The court rejected the argument of the Obama administration that the individual mandate is constitutional under the commerce clause of the Constitution. Roberts, who wrote the majority opinion, was joined by the court’s four liberal justices–Ruth Bader Ginsburg, Stephen G. Breyer, Sonia Sotomayor, and Elana Kagan. Roberts upheld the provision on the administration’s secondary, fallback argument that the penalty for refusing to buy health coverage amounts to a tax and thus is permitted.

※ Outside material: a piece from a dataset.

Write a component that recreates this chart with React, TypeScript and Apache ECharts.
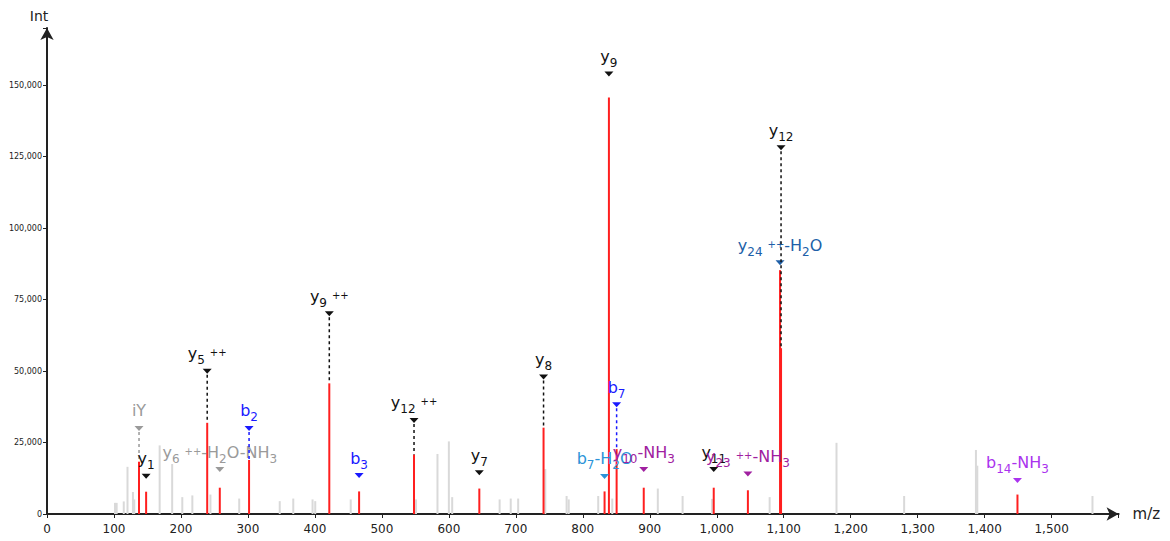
import React, { useEffect, useRef } from 'react';
import * as echarts from 'echarts';

// Unassigned peaks of the spectrum (m/z, intensity)
const otherMz = [101.5, 104, 114.6, 120.2, 128.3, 130.3, 168.2, 186.9, 202, 217, 244, 287, 347.5, 367.7, 396.5, 400.5, 453.5, 551, 583, 600, 605, 675.8, 692.4, 703.5, 744, 775.8, 779, 823, 844, 912, 949, 993, 1079, 1178.8, 1279.8, 1387, 1389, 1561];
const otherInt = [3900, 3900, 4400, 16500, 7700, 5100, 24000, 17500, 5900, 6500, 6800, 5400, 4500, 5400, 5100, 4500, 5100, 5100, 21000, 25400, 5900, 5100, 5400, 5400, 15700, 6300, 5100, 6300, 5400, 8900, 6300, 5300, 5900, 24900, 6300, 22400, 16900, 6300];

// Matched fragment ions
const ionMz = [137.4, 148, 239.2, 258, 301.7, 421.5, 466, 548, 645.5, 741.4, 832.5, 839, 850.5, 891, 995.5, 1046.5, 1094.5, 1096, 1449];
const ionInt = [18300, 7800, 31900, 9200, 18900, 45700, 7900, 20800, 8900, 30200, 7900, 145700, 22700, 9200, 9200, 8300, 85300, 58000, 6800];
const ionNames = [
  'iY', 'y_{1}', 'y_{5}^{++}', 'y_{6}^{++}-H_{2}O-NH_{3}', 'b_{2}', 'y_{9}^{++}', 'b_{3}', 'y_{12}^{++}', 'y_{7}', 'y_{8}',
  'b_{7}-H_{2}O', 'y_{9}', 'b_{7}', 'y_{10}-NH_{3}', 'y_{11}', 'y_{23}^{++}-NH_{3}', 'y_{24}^{++}-H_{2}O', 'y_{12}', 'b_{14}-NH_{3}',
];
const ionKinds = ['grey', 'y', 'y', 'grey', 'b', 'y', 'b', 'y', 'y', 'y', 'bLoss', 'y', 'b', 'yLoss', 'y', 'yLoss', 'yWater', 'y', 'bAmmonia'];

// Annotation layout: height of each marker (intensity units) and whether a leader line joins it to its peak
const markerLevels = [30100, 13400, 50100, 15700, 30100, 70200, 13600, 32900, 14600, 48100, 13300, 154100, 38400, 15700, 15700, 14200, 88100, 128300, 11900];
const hasLeader = [true, false, true, false, true, true, false, true, false, true, false, false, true, false, false, false, false, true, false];

const kindColor: Record<string, string> = {
  grey: '#9a9a9a',
  y: '#111111',
  b: '#1a1aff',
  bLoss: '#2b93d8',
  yLoss: '#a020a0',
  yWater: '#2060a8',
  bAmmonia: '#aa33ee',
};

const FONT = '"DejaVu Sans", Verdana, sans-serif';

// Turn "y_{5}^{++}-H_{2}O" into ECharts rich text tokens
function toRich(s: string): string {
  let out = '';
  let buf = '';
  let i = 0;
  const flush = () => {
    if (buf) {
      out += `{b|${buf}}`;
      buf = '';
    }
  };
  while (i < s.length) {
    const c = s[i];
    if ((c === '_' || c === '^') && s[i + 1] === '{') {
      flush();
      const end = s.indexOf('}', i + 2);
      out += `{${c === '_' ? 's' : 'p'}|${s.slice(i + 2, end)}}`;
      i = end + 1;
    } else {
      buf += c;
      i++;
    }
  }
  flush();
  return out;
}

const richStyles = {
  b: { fontSize: 16, lineHeight: 26, fontFamily: FONT },
  s: { fontSize: 12, lineHeight: 12, fontFamily: FONT, padding: [13, 0, 0, 0] },
  p: { fontSize: 10, lineHeight: 12, fontFamily: FONT, padding: [0, 0, 2, 5] },
};

function stickRenderer(color: string, width: number) {
  return (_params: any, api: any) => {
    const top = api.coord([api.value(0), api.value(1)]);
    const base = api.coord([api.value(0), 0]);
    return {
      type: 'line',
      shape: { x1: top[0], y1: top[1], x2: base[0], y2: base[1] },
      style: { stroke: color, lineWidth: width },
    };
  };
}

export default function App() {
  const ref = useRef<HTMLDivElement>(null);

  useEffect(() => {
    if (!ref.current) return;
    const chart = echarts.init(ref.current, undefined, { renderer: 'svg' });

    const option = {
      animation: false,
      grid: { left: 47, right: 51.4, top: 28, bottom: 27, containLabel: false },
      xAxis: {
        type: 'value',
        min: 0,
        max: 1600,
        interval: 100,
        name: 'm/z',
        nameLocation: 'end',
        nameGap: 14,
        nameTextStyle: { fontSize: 15, color: '#222', fontFamily: FONT },
        splitLine: { show: false },
        axisLine: {
          show: true,
          symbol: ['none', 'arrow'],
          symbolSize: [10, 12],
          lineStyle: { color: '#222', width: 2 },
        },
        axisTick: { show: true, length: 4, lineStyle: { color: '#222', width: 1 } },
        axisLabel: {
          margin: 9,
          fontSize: 12,
          color: '#222',
          fontFamily: FONT,
          formatter: (v: number) => (v >= 1600 ? '' : v.toLocaleString('en-US')),
        },
      },
      yAxis: {
        type: 'value',
        min: 0,
        max: 170000,
        interval: 25000,
        name: 'Int',
        nameLocation: 'end',
        nameGap: 5,
        nameTextStyle: { fontSize: 14, color: '#222', fontFamily: FONT, padding: [0, 16, 0, 0] },
        splitLine: { show: false },
        axisLine: {
          show: true,
          symbol: ['none', 'arrow'],
          symbolSize: [10, 12],
          lineStyle: { color: '#222', width: 2 },
        },
        axisTick: { show: true, length: 4, lineStyle: { color: '#222', width: 1 } },
        axisLabel: {
          margin: 5,
          fontSize: 8,
          color: '#222',
          fontFamily: FONT,
          formatter: (v: number) => (v > 150000 ? '' : v.toLocaleString('en-US')),
        },
      },
      series: [
        {
          type: 'custom',
          name: 'unassigned',
          silent: true,
          data: otherMz.map((m, i) => [m, otherInt[i]]),
          renderItem: stickRenderer('#d9d9d9', 2),
        },
        {
          type: 'custom',
          name: 'matched',
          silent: true,
          data: ionMz.map((m, i) => [m, ionInt[i]]),
          renderItem: stickRenderer('#ff1f1f', 2),
        },
        {
          type: 'custom',
          name: 'annotations',
          silent: true,
          data: ionMz.map((m, i) => [m, ionInt[i], markerLevels[i], i]),
          renderItem: (_params: any, api: any) => {
            const idx = api.value(3);
            const color = kindColor[ionKinds[idx]];
            const peak = api.coord([api.value(0), api.value(1)]);
            const mark = api.coord([api.value(0), api.value(2)]);
            const children: any[] = [];
            if (hasLeader[idx]) {
              children.push({
                type: 'line',
                shape: { x1: mark[0], y1: mark[1] + 4, x2: peak[0], y2: peak[1] },
                style: { stroke: color, lineWidth: 1.5, lineDash: [3, 3] },
              });
            }
            children.push({
              type: 'polygon',
              shape: {
                points: [
                  [mark[0] - 4.5, mark[1] - 2],
                  [mark[0] + 4.5, mark[1] - 2],
                  [mark[0], mark[1] + 3],
                ],
              },
              style: { fill: color },
            });
            children.push({
              type: 'text',
              x: mark[0],
              y: mark[1] - 4,
              style: {
                text: toRich(ionNames[idx]),
                rich: richStyles,
                fill: color,
                align: 'center',
                verticalAlign: 'bottom',
                fontFamily: FONT,
                fontSize: 16,
              },
            });
            return { type: 'group', children };
          },
        },
      ],
    };

    chart.setOption(option as any);
    return () => chart.dispose();
  }, []);

  return (
    <div
      ref={ref}
      style={{ position: 'fixed', left: 0, top: 0, width: 1170, height: 541, background: '#fff' }}
    />
  );
}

Roberts summed up the decision: “The federal government does not have the power to order people to buy health insurance,” he wrote. “The federal government does have the power to impose a tax on those without health insurance.” The law “is therefore constitutional because it can reasonably be read as a a tax.” Roberts appeared to set limits on the size of the tax. “The payment is not so high that there is really no choice but to buy health insurance, he wrote. “The mandate need not be read to declare that failing to purchase health insurance is unlawful…beyond requiring a payment to the IRS.” Roberts legal reasoning was unanticipated by almost all following the political and legal debate.ec
Justice Anthony M. Kennedy said the law is an affront to individual liberty and should have been rejected in its entirety. “The values that should have determined our course today are caution, minimalism, and the understanding that the federal government is one of limited powers,” he said, speaking for Justices Antonin Scalia, Clarence Thomas, and Samuel A. Alito Jr. “The court’s ruling undermines those values in every turn.”
The court’s ruling did limit the expansion of Medicaid to cover more poor and disabled people. The program is a joint federal-state effort, and the court said the law’s requirement that states rapidly extend coverage to new beneficiaries or loose existing federal payments was unduly coercive.
Roberts said Congress crossed a line in threatening states with the loss of existing funding if they did not comply with the new requirements even if the federal government for now was footing the bill. He said Congress may offer money to entice the states, but may not withdraw funding as a threat. “What Congress is not free to do is to penalize states that choose not to participate in that new program by taking away their existing Medicaid funding.” The court left intact provisions that require insurers to cover people with pre-existing condidtions, keep adult children on their parents’ health plans until age 26, and remove lifetime caps form policies.
House Majority Leader Eric Cantor (R-VA) has announced that the Republican-controlled chamber would vote again July 11 to repeal the law upheld by the court. However, whatever repeal efforts House Republicans make will clearly die in the Senate, where Democrats have control, and President Obama has the ability to veto such a bill if it somehow passed in both the House and Senate. Therefore, the health care act will be a pivotal issue in the upcoming presidential election. “What the court did not do on its last day in session, I will do on my first day as president,” Mike Romney, the presumptive GOP nominee said. However, if elected, Romney would still need the help of Congress, including a Senate in Democratic hands. Because it is a tax provision, Senate passage requires 51 votes, rather than the usual 60 super majority.
An Associated Press Poll taken before the Supreme Court vote showed that 47 percent of respondents opposed the health-care law and 33 percent supported it, with only 21 percent of political independents backing the measure. The survey of 1,007 adults, taken June 14-18, had a margin of error of plus or minus 4 percentage points.